J' ai gravi bien d' autres sommets depuis, mais Edgar, mon vieil ami disparu, a été le seul à savoir, à comprendre ce que cette course débutant à St-Christophe en Oisans signifiait pour moi.

Et comme nous nous sommes bien compris ce jour-là! J' envie les jeunes gens qui s' élancent maintenant sur les cailloux avec une assurance, une aisance qui déconcertent le profane.

Je sais bien qu' on a vu parcourir par de très grands alpinistes la face Innominata della Torre Iffele ( ne cherchez pas! elle n' est pas cotée dans les Dolomites ). Joli succès! Le public n' en croyait pas ses yeux et s' imaginait au cinématographe d' autrefois en plein air!

Mais j' en arrive à la seconde partie de mon propos:

Dites-moi, jeunes gens ( je puis vous appeler ainsi, étant donné votre âge et le mien ), la Montagne, qu' en faites-vous?

En hiver, vous avez les téléphériques, les hélicoptères et les avions qui vous déposent à 4000 mètres sans effort, et vous descendez... hop! ( effort tout de même, j' en conviens ), mais la Montagne... la Montagne... où l' avez rangée dans vos yeux? Quelle place lui avez-vous réservée dans votre cœur? L' avez sentie vivre? Vous êtes passés à ski à toute allure sur cette crevasse qui demain sera peut-être fatale à un autre. Bon, vous avez eu du pot, c' est un fait.

Et vous avez dévalé des pentes à ski ou des parois de granit ou de calcaire à grande vitesse ( le temps presse... il faut aller vite !) en regardant les cimes blondes, brunes ou blanches et en vous disant: Oui! on les connaît...

Avez-vous eu un geste amical pour le choucas voletant et gamin qui venait quémander une miette de pitance, du bout de son bec jaune, en vous considérant de son petit œil goguenard, lui, choucas, qui en sait tellement plus que vous sur le monde des cimes et des abîmes qui n' en finissent pas?

Avez-vous eu une oreille attentive, plus bas, pour le cri de la marmotte en sentinelle sur un caillou de la moraine, marmotte que vous n' avez pas vue, mais qui, elle, ne vous a pas manques?

Avez-vous eu un regard émerveillé pour cette pauvre petite renoncule des glaciers, pour ce minuscule myosotis-nain, blotti dans une fissure, et dont le bleu irréel pouvait, le cas échéant, vous faire évoquer les yeux d' azur de la bien-aimée de la vallée?

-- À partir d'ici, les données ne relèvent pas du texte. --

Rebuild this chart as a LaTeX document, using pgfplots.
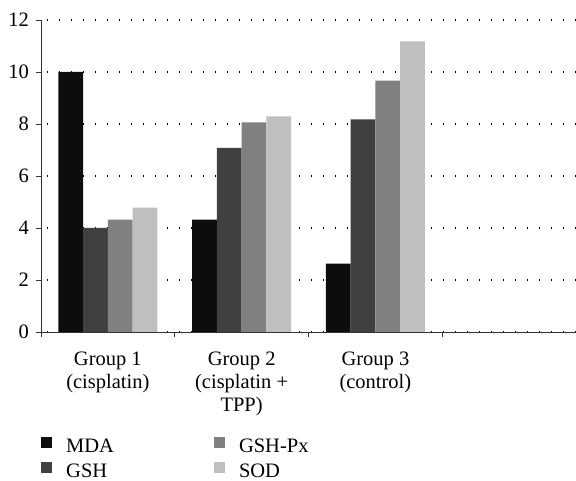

Avez-vous eu seulement une attention délicate pour cette touffe de génépi frileux, caché dans une fissure de rocher et dont vous savourerez peut-être, ce soir à l' hôtel, le parfum délicat et unique?

Auriez-vous, si la malchance ( ou la chance ) vous avait fait rater la dernière benne ou le dernier train du Montenvers ou du Gornergrat, eu le temps de contempler l' admirable sous-bois de mélèzes, gonflé de petits ruisseaux descendus des glaciers que vous venez de quitter et où s' accrochent ces mille petits joyaux de l' Alpe aux couleurs vives, fleurs en bouquets somptueux, dont la composition choisie ferait rêver le fleuriste le plus exigeant?

Et plus bas encore... la douceur de la vallée, ses clarines indolentes qui laissent tout pantois les pauvres citadins intoxiqués par les bruits des HLM de vingt étages... la brume qui s' étend tout doucement sur le torrent qui traverse le village ou la petite ville, si peu comparable aux fumées empoisonnées des usines de banlieue...

C' est alors seulement que vous saurez ce qu' est la Montagne des millénaires, la Grande, l' Im, la Vraie, qui ne changera jamais, malgré les hommes, malgré leurs mécaniques, leurs guerres et leur méchanceté.

Car telle fut la Montagne des Whymper, des Young, des Carrel, des Lochmatter et tant d' autres à laquelle s' est jointe celle de Javelle et de Ruskin: la Montagne chante pour ceux qui l' aiment, sous toutes ses formes: qu' elle soit arête de glace, muraille de roc, alpage immense ou petite fleur emplie d' azur.

Alpine, pyrénéenne, jurassienne, elle est ce que le Créateur a voulu qu' elle fût: elle est notre joie, notre idéal à tous. Sachons donc l' aimer dans ses moindres secrets qui vous semblent parfois si petits, si inutiles...

Non! ces deux qualificatifs sont faux, car jamais ils ne conviendront au royaume des monts!